Mariam Aboubakar Esperance, GPJ DRC

WHAT YOU NEED
Chopping board
Large bowl
Saucepan
Cooking pot with a lid
Wooden spoon

INGREDIENTS
2 ¼ (17 ounces) water
3 or 4 bunches matembele, or sweet potato leaves. If desired, use beet greens or collard greens as a substitute for matembele.
3 pieces of dried and salted cod
½ cup (4 ounces) palm or peanut oil
2 white onions, finely chopped
4 Maggi Seasoning cubes (available on Amazon)
1 sweet pepper, finely chopped
1 piece of ginger, grated
8 tomatoes, finely chopped
15 garlic cloves, grated
1 tsp. nutmeg

 

HOW TO COOK MATEMBELE
1. Place the fish in cold water to dilute the salt.

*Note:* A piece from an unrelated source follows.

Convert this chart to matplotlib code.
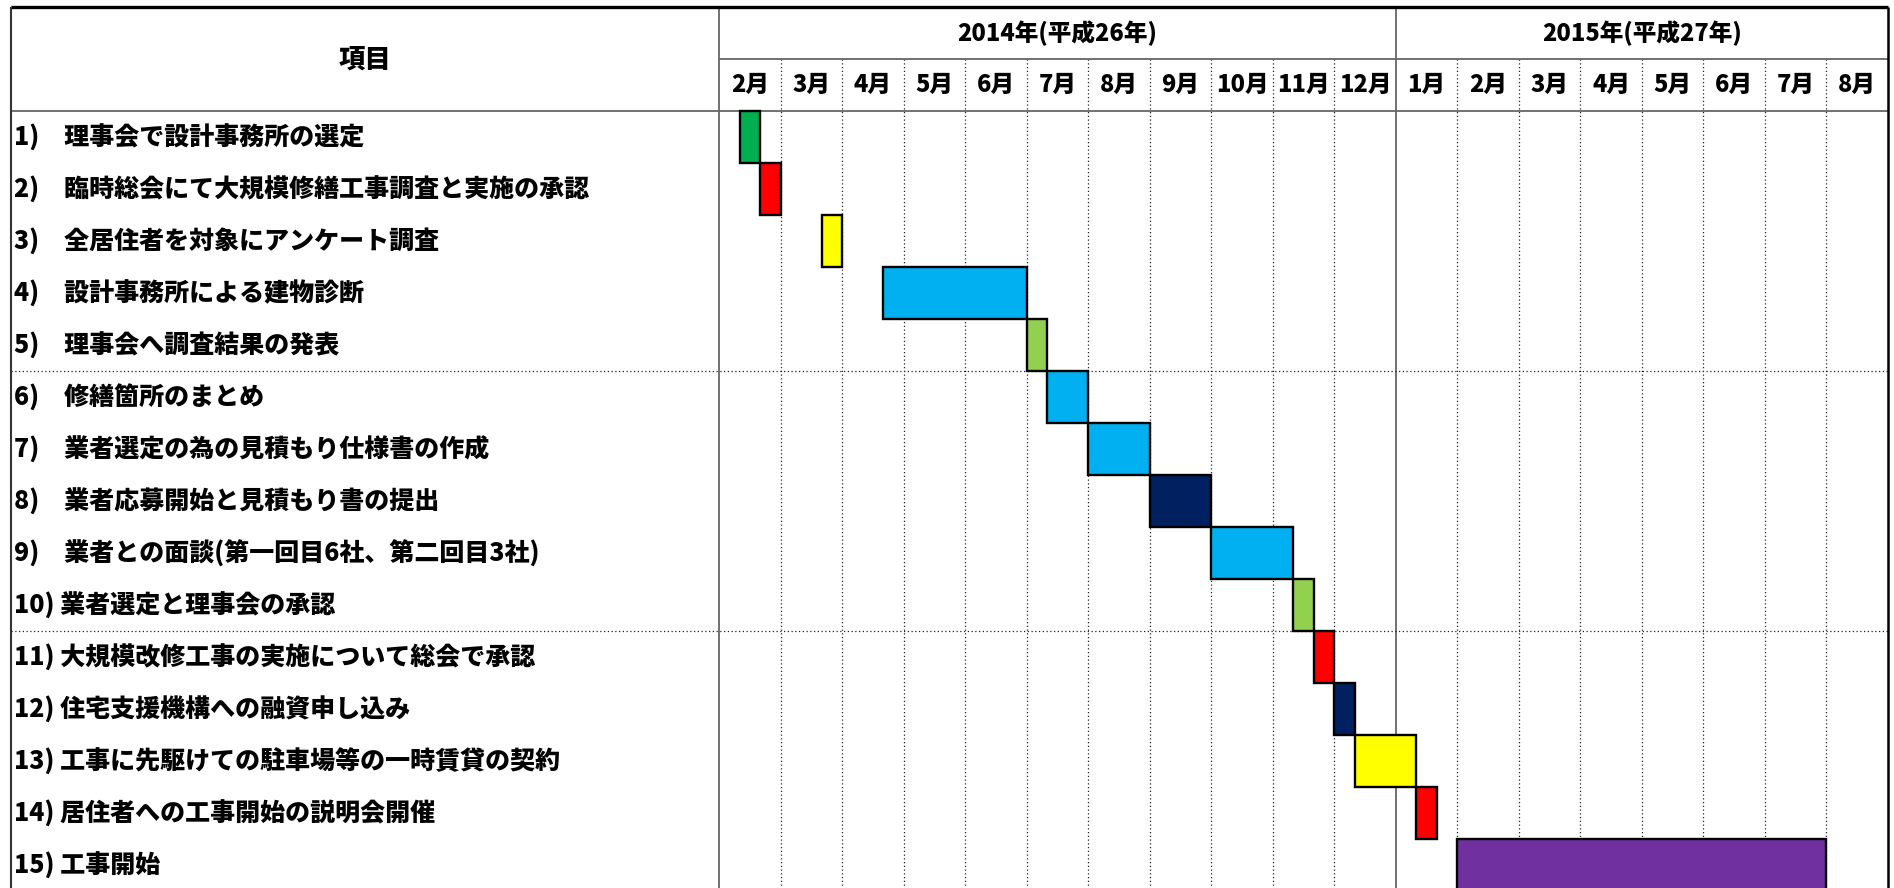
import numpy as np
import matplotlib.pyplot as plt

plt.rcParams['font.family'] = ['Noto Sans CJK JP', 'DejaVu Sans']

# schedule items, bar start / length counted in thirds of a month from 2014-02
tasks = [
    '1)　理事会で設計事務所の選定',
    '2)　臨時総会にて大規模修繕工事調査と実施の承認',
    '3)　全居住者を対象にアンケート調査',
    '4)　設計事務所による建物診断',
    '5)　理事会へ調査結果の発表',
    '6)　修繕箇所のまとめ',
    '7)　業者選定の為の見積もり仕様書の作成',
    '8)　業者応募開始と見積もり書の提出',
    '9)　業者との面談(第一回目6社、第二回目3社)',
    '10) 業者選定と理事会の承認',
    '11) 大規模改修工事の実施について総会で承認',
    '12) 住宅支援機構への融資申し込み',
    '13) 工事に先駆けての駐車場等の一時賃貸の契約',
    '14) 居住者への工事開始の説明会開催',
    '15) 工事開始',
]
start_thirds = [1, 2, 5, 8, 15, 16, 18, 21, 24, 28, 29, 30, 31, 34, 36]
length_thirds = [1, 1, 1, 7, 1, 2, 3, 3, 4, 1, 1, 1, 3, 1, 18]
colors = ['#00B050', '#FF0000', '#FFFF00', '#00B0F0', '#92D050',
          '#00B0F0', '#00B0F0', '#002060', '#00B0F0', '#92D050',
          '#FF0000', '#002060', '#FFFF00', '#FF0000', '#7030A0']
months = ['2月', '3月', '4月', '5月', '6月', '7月', '8月', '9月', '10月', '11月', '12月',
          '1月', '2月', '3月', '4月', '5月', '6月', '7月', '8月']
years = ['2014年(平成26年)', '2015年(平成27年)']
months_per_year = [11, 8]

W, H = 1894, 888
fig = plt.figure(figsize=(W / 100, H / 100), dpi=100)
left_px, right_px, top_px = 11, 1888, 7
col_px = (right_px - 719) / len(months)
row_px = 52
ax = fig.add_axes([left_px / W, 0, (right_px - left_px) / W, (H - top_px) / H])
n_months = len(months)
label_w = -(719 - left_px) / col_px
bottom = (H - top_px) / row_px - 2
ax.set_xlim(label_w, n_months)
ax.set_ylim(bottom, -2)
ax.axis('off')

starts = np.array(start_thirds) / 3
widths = np.array(length_thirds) / 3
rows = np.arange(len(tasks)) + 0.5
ax.barh(rows, widths, left=starts, height=1.0, color=colors,
        edgecolor='black', linewidth=1.7, zorder=3)

gray = '#666666'
dot = (0, (1, 2))
# month grid
for m in range(1, n_months):
    if m == months_per_year[0]:
        ax.vlines(m, -2, bottom, color=gray, lw=1.3, zorder=2)
    else:
        ax.vlines(m, -1, bottom, color='#222222', lw=0.9, linestyle=dot, zorder=2)
ax.vlines(0, -2, bottom, color=gray, lw=1.3, zorder=2)
ax.hlines(-1, 0, n_months, color=gray, lw=1.3)
ax.hlines(0, label_w, n_months, color=gray, lw=1.3)
for r in [5, 10]:
    ax.hlines(r, label_w, n_months, color='#222222', lw=0.9, linestyle=dot, zorder=2)
# outer border
ax.hlines(-2, label_w, n_months, color='black', lw=2.4, clip_on=False)
ax.vlines(label_w, -2, bottom, color='#333333', lw=1.5, clip_on=False)
ax.vlines(n_months, -2, bottom, color='black', lw=1.8, clip_on=False)

# header
ax.text(label_w / 2, -1, '項目', ha='center', va='center', fontsize=19, fontweight='heavy')
for i, m in enumerate(months):
    ax.text(i + 0.5, -0.5, m, ha='center', va='center', fontsize=17, fontweight='heavy')
x0 = 0
for y, n in zip(years, months_per_year):
    ax.text(x0 + n / 2, -1.5, y, ha='center', va='center', fontsize=17, fontweight='heavy')
    x0 += n

for i, t in enumerate(tasks):
    ax.text(label_w + 3 / col_px, i + 0.5, t, ha='left', va='center',
            fontsize=18, fontweight='heavy')

fig.savefig('out.png', dpi=100)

After soaking for 2 hours, the fish should be set aside in a cloth to dry.

2. Wash the matembele thoroughly, and quickly blanch in boiling water.

3. Cut the leaves of the matembele into bite-size pieces and dry them in the sun for three hours to remove any sap. If the weather is bad, or if you are cooking inside, sauté them in a separate saucepan using cooking oil for 8 to 10 minutes.

4. Toast the previously-washed fish with peanut or palm oil in a saucepan over medium heat until the fish is lightly browned.

5. At the same time, begin the sauce. In a pot over medium-low heat, add the white onions, pepper, tomatoes and ginger, Maggi cubes, nutmeg and oil to cook for 15 minutes. Allow the sauce to simmer on low heat until a red-orange color has been achieved (about 10 minutes).

6. When the sauce is ready, add the matembele leaves to the mixture and stir.

7. Add the fish and water, and cover the pot to bring the mixture to a boil for 15 minutes.

8. Prepare your accompanying dish of choice. Rice, fufu or plantains are often used to accompany the matembele.

9. When it’s ready, gather around the table to savor the genius of Congolese cuisine!

Recipe note: Matembele is best served with fresh or smoked fish and fufu, a doughy mixture of cassava or maize flour and water. Because matembele is often served with salted cod, or makayabo, she cautions against over-seasoning with salt.